The discount offer might be based on knowing the student’s major and anticipating what materials that student will need next semester.

Intel representatives, as well as other exhibitors at DSE, were acutely aware of the privacy issues such scenarios raise.

Almost universally, they expressed their commitment to respecting individual rights and accessing only that information made available voluntarily. The possibilities of these emerging technologies nonetheless seemed likely to have an increasing impact on the operations of schools and colleges.

For that reason, education facilities were a central focus at the DSE 2011, now in its eighth year.

According to DSE spokeswoman Geri D. Wolff, the conference began as a small specialty gathering at Chicago’s Navy Pier in 2004 and has grown nearly every year since. This year saw records fall in attendance (5,200), exhibit booths (195), and exhibit floor space (60,000 square feet).

Education applications both here and abroad won recognition at a DSE awards program, too.

The annual DSE Apex Awards honor innovation in the development and deployment of digital signage. Chosen by an independent panel of five journalists from digital signage publications, the winners were named from a field of 78 entrants vying in 10 major digital signage categories.
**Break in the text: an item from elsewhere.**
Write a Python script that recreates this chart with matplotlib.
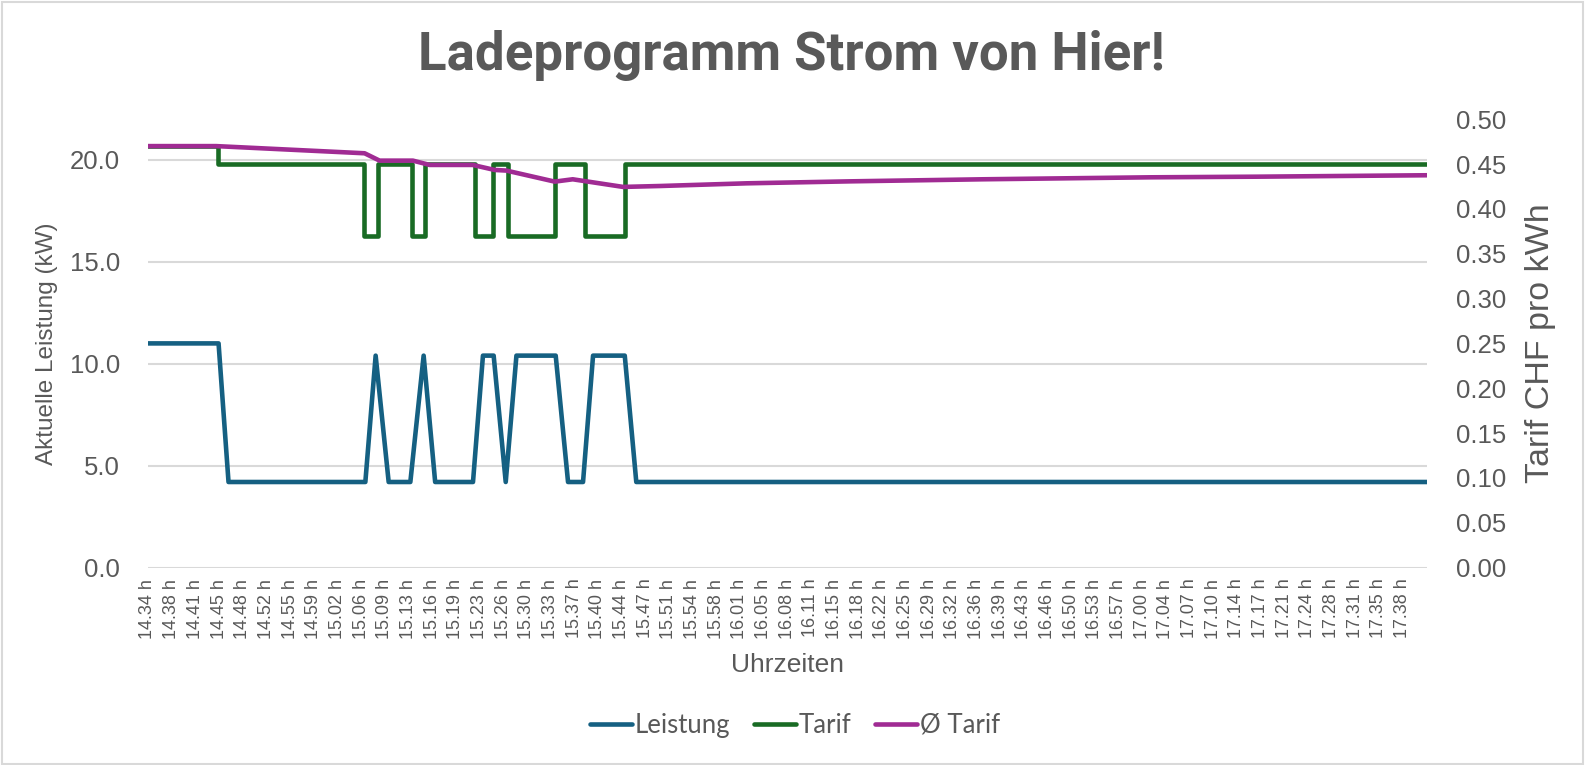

Winners included a program initiated by schools in the Netherlands, which snagged a gold award; Texas State Technical College, which received a silver award; and West Texas A&M, which took a bronze award.

The top education award honored an initiative called TENQ (pronounced “tank”). Local water companies and health organizations in the Netherlands are working together to install multimedia-enabled water coolers across hundreds of schools in the country, according to a report by Scala, the industry partner for TENQ.
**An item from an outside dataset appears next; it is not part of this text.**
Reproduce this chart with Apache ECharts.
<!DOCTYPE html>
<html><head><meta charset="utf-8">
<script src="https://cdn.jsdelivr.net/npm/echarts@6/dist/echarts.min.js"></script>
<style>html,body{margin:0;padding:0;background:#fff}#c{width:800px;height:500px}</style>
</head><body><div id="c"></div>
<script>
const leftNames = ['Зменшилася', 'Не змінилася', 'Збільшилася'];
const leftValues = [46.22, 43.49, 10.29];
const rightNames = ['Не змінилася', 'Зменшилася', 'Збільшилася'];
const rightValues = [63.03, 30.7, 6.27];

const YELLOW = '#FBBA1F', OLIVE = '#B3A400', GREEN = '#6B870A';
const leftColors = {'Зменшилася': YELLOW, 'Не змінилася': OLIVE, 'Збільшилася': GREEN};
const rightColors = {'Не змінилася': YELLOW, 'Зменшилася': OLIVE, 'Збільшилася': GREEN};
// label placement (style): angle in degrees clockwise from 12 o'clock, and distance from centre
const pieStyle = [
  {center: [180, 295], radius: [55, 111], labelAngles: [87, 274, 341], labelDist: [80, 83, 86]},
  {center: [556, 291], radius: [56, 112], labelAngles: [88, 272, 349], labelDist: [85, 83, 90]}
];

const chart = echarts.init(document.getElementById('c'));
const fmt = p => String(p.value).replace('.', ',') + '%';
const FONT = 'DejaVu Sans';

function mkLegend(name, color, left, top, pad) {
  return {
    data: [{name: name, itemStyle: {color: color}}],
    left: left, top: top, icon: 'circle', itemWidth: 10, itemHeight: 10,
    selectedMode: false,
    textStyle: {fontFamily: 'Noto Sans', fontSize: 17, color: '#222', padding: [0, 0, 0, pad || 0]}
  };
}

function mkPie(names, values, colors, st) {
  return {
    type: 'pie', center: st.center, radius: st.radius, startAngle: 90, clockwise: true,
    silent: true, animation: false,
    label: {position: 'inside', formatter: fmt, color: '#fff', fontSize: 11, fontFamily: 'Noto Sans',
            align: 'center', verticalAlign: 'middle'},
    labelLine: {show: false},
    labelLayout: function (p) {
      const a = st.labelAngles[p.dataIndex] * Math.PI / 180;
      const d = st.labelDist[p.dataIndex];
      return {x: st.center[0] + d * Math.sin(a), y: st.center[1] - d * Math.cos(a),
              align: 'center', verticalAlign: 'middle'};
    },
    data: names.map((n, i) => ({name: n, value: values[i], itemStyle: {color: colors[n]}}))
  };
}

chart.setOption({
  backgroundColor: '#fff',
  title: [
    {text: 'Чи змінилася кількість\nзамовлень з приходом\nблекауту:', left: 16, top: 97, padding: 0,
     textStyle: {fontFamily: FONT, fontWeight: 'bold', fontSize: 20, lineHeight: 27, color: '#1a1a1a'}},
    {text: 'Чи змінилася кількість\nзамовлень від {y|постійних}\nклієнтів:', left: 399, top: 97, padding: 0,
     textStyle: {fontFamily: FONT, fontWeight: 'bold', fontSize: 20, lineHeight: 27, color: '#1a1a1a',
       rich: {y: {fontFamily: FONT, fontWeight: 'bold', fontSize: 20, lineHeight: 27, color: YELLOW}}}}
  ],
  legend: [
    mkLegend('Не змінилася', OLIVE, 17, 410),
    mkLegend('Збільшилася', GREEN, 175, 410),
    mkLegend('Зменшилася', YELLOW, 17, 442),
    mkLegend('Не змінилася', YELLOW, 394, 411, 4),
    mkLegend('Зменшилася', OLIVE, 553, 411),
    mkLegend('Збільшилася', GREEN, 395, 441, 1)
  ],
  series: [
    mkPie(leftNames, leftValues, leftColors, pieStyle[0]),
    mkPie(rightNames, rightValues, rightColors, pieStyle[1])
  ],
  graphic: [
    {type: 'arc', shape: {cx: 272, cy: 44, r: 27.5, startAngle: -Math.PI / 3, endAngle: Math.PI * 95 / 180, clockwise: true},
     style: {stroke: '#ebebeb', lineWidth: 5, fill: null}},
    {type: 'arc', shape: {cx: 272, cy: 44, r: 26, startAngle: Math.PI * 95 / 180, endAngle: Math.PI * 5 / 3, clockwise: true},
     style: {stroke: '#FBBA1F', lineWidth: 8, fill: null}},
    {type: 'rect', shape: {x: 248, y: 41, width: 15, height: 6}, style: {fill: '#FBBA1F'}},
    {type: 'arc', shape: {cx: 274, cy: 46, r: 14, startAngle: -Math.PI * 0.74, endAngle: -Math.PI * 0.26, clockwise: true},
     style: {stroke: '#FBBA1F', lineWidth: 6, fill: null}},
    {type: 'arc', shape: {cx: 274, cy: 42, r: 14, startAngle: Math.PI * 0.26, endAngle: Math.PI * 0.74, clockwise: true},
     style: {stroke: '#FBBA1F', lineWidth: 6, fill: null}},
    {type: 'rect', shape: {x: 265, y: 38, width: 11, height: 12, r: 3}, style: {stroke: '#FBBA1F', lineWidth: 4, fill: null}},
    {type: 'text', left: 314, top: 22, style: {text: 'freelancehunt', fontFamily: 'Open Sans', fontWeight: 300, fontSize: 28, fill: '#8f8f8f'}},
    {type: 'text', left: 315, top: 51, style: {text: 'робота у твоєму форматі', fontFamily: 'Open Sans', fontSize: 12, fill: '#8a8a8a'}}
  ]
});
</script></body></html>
“Currently, nearly 400 TENQ coolers are found in middle schools and vocational schools around the Netherlands, offering students the option to fill up their own bottle with sparkling or regular water. Each cooler features a 19-inch LCD screen that plays educational programming, advertising, and user-generated content. Schools have the option to install larger LCD screens near the TENQ unit for increased visibility,” a Scala whitepaper explained.

Texas State Technical College, a state-supported system, won for its online degree program, reportedly one of the only digital-signage degree programs in the U.S.
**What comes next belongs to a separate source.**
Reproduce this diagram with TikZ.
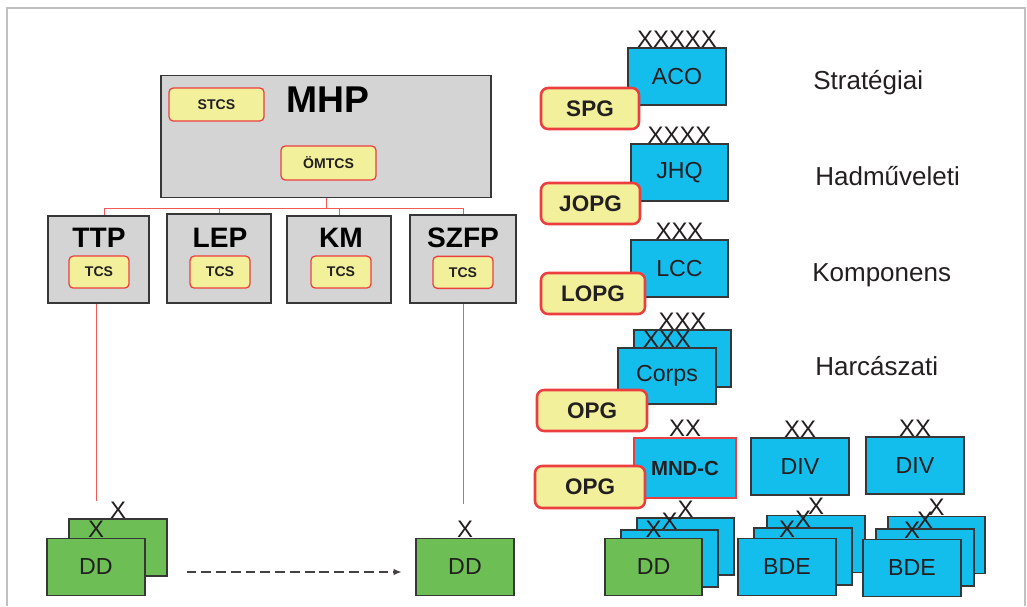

“The degree includes courses on digital content creation with animation using Adobe Photoshop and Flash, as well as other animation and video software,” a college website promotion explained. “You will learn system design and scheduling using well-known industry products. Many of your courses will be taught using simulations in the virtual environment, Second Life.”

West Texas A&M won with an entry that highlighted the university’s new digital signage system.

“The system provided the solution to the university’s need for next-generation communication and integrates well with the existing network infrastructure and academic learning environment,” according to a university website. “The digital system is user-friendly and bridges the gap between academics and information technology, allowing departments to manage, control, and deliver timely digital content to today’s generation of technology-focused students.”

Although DSE began in Chicago, it is now held annually in Las Vegas. The next expo is scheduled for March 6-9, 2012, at the Las Vegas Convention Center.